A queste preoccupazioni i meloniani più convinti della sostituzione replicano che profili adatti ce ne sono, anche di livello. Citano il presidente di Ita Antonino Turicchi. In subordine citano Stefano Scalera, dirigente del Mef. E per Rivera ipotizzano come risarcimento l’indicazione all’Ocse, magari da vicesegretario. Un ruolo per il quale il precedente governo aveva ipotizzato Marco Buti, capo di gabinetto di Gentiloni e alto dirigente Ue, che per ragioni personali però non sarebbe disponibile. L’idea del nuovo esecutivo sembra scontrarsi con le perplessità del segretario generale Ocse, l’australiano Mathias Cormann, che avrebbe fatto pervenire il messaggio che quel posto, ipotizzato per Buti, non spetta di diritto all’Italia. Di qui la suggestione di puntare sulla Bei. Chi conosce Rivera però scommette che se sostituito l’alto burocrate non chiederebbe di essere risistemato ma si cercherebbe da solo un lavoro, anche perché è difficile trovare per un direttore del Tesoro – lo fu Draghi – incarichi che non siano retrocessione.

Il punto ora è dunque politico, tanto che circolano voci di rinvii dello spoils system (ma i termini sono di legge). Rivera, agli occhi degli alleati, è espressione di un tentativo meloniano di rimettere mano all’intero sistema, un tentativo che a livello teorico passa dalle critiche di Fazzolari a Bankitalia e dagli attacchi di Crosetto alla Bce. Un tentativo che poco lascerebbe agli alleati. Allo stesso Giorgetti, nota più d’uno, prima hanno tolto il fisco (delega a Maurizio Leo), poi il Pnrr, accentrando nelle mani di Fitto (negli altri Paesi Ue è l’Economia a gestire il dossier). “A volte, come sulla manovra, danno l’impressione di essere ancora all’opposizione”, si duole un dirigente FI. Vale a dire: fanno gli antisistema al governo.

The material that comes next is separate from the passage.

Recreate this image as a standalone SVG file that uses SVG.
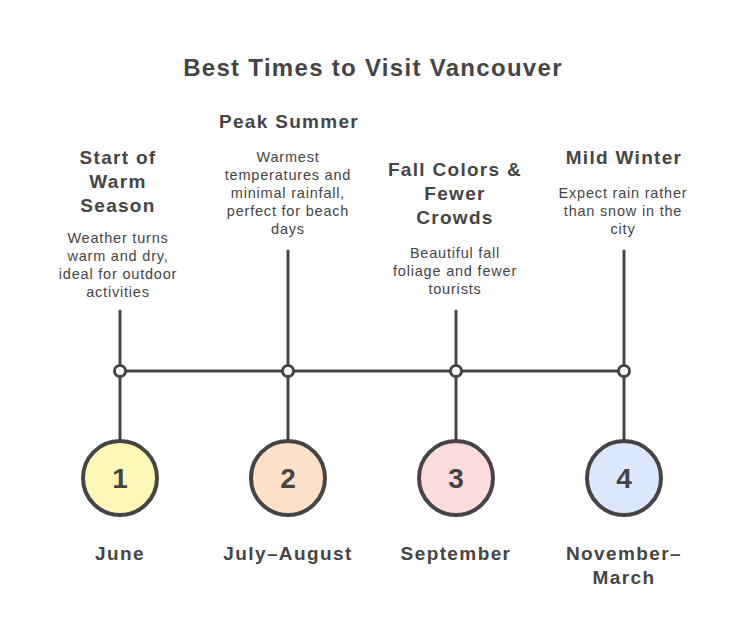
<svg xmlns="http://www.w3.org/2000/svg" width="744" height="636" viewBox="0 0 744 636">
<style>
text{font-family:"Liberation Sans","DejaVu Sans",sans-serif;fill:#454545;text-anchor:middle}
.title{font-size:24px;font-weight:bold;letter-spacing:1.3px}
.head{font-size:19px;font-weight:bold;letter-spacing:1.3px}
.desc{font-size:14.5px;letter-spacing:0.8px}
.num{font-size:28px;font-weight:bold}
.lbl{font-size:19px;font-weight:bold;letter-spacing:1.4px}
.ln{stroke:#454545;stroke-width:3;fill:none;stroke-linecap:round}
.dot{fill:#fff;stroke:#454545;stroke-width:3}
.big{stroke:#454545;stroke-width:4}
</style>
<rect width="744" height="636" fill="#fff"/>
<text class="title" x="373" y="76">Best Times to Visit Vancouver</text>
<g id="connectors">
<path class="ln" d="M120 371 L624 371"/>
<path class="ln" d="M120 311 L120 440"/>
<path class="ln" d="M288 251 L288 440"/>
<path class="ln" d="M456 311 L456 440"/>
<path class="ln" d="M624 251 L624 440"/>
</g>
<g id="node1">
<circle class="dot" cx="120" cy="371" r="5.5"/>
<circle class="big" cx="120" cy="478" r="37" fill="#fff7b8"/>
<text class="num" x="120" y="488">1</text>
<text class="head" x="118" y="164">Start of</text>
<text class="head" x="118" y="188">Warm</text>
<text class="head" x="118" y="212">Season</text>
<text class="desc" x="118" y="243">Weather turns</text>
<text class="desc" x="118" y="261">warm and dry,</text>
<text class="desc" x="118" y="279">ideal for outdoor</text>
<text class="desc" x="118" y="297">activities</text>
<text class="lbl" x="120" y="560">June</text>
</g>
<g id="node2">
<circle class="dot" cx="288" cy="371" r="5.5"/>
<circle class="big" cx="288" cy="478" r="37" fill="#fde1c9"/>
<text class="num" x="288" y="488">2</text>
<text class="head" x="289" y="128">Peak Summer</text>
<text class="desc" x="288" y="162">Warmest</text>
<text class="desc" x="288" y="180">temperatures and</text>
<text class="desc" x="288" y="198">minimal rainfall,</text>
<text class="desc" x="288" y="216">perfect for beach</text>
<text class="desc" x="288" y="234">days</text>
<text class="lbl" x="288" y="560">July–August</text>
</g>
<g id="node3">
<circle class="dot" cx="456" cy="371" r="5.5"/>
<circle class="big" cx="456" cy="478" r="37" fill="#ffdcdc"/>
<text class="num" x="456" y="488">3</text>
<text class="head" x="455" y="176">Fall Colors &amp;</text>
<text class="head" x="455" y="200">Fewer</text>
<text class="head" x="455" y="224">Crowds</text>
<text class="desc" x="455" y="258">Beautiful fall</text>
<text class="desc" x="455" y="276">foliage and fewer</text>
<text class="desc" x="455" y="294">tourists</text>
<text class="lbl" x="456" y="560">September</text>
</g>
<g id="node4">
<circle class="dot" cx="624" cy="371" r="5.5"/>
<circle class="big" cx="624" cy="478" r="37" fill="#dde8fc"/>
<text class="num" x="624" y="488">4</text>
<text class="head" x="624" y="164">Mild Winter</text>
<text class="desc" x="623" y="198">Expect rain rather</text>
<text class="desc" x="623" y="216">than snow in the</text>
<text class="desc" x="623" y="234">city</text>
<text class="lbl" x="624" y="560">November–</text>
<text class="lbl" x="624" y="584">March</text>
</g>
</svg>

Nel progetto meloniano rientrerebbe anche Cassa depositi e prestiti, con la sostituzione anticipata – lo fece in passato solo Matteo Renzi – di Dario Scannapieco, che scade nel 2024. Il ruolo sarebbe in discussione nonostante il ministro Adolfo Urso stia lavorando bene con l’Ad di Cassa. Potrebbe tornare in gioco in primavera, quando scadranno i vertici delle partecipate. Saldo Claudio Descalzi all’Eni, potrebbe essere sostituito Francesco Starace all’Enel. E poi Leonardo, Enav, tutto in discussione. Palazzo Chigi indicherà Ad e presidenti. Gli alleati temono di raccogliere le briciole.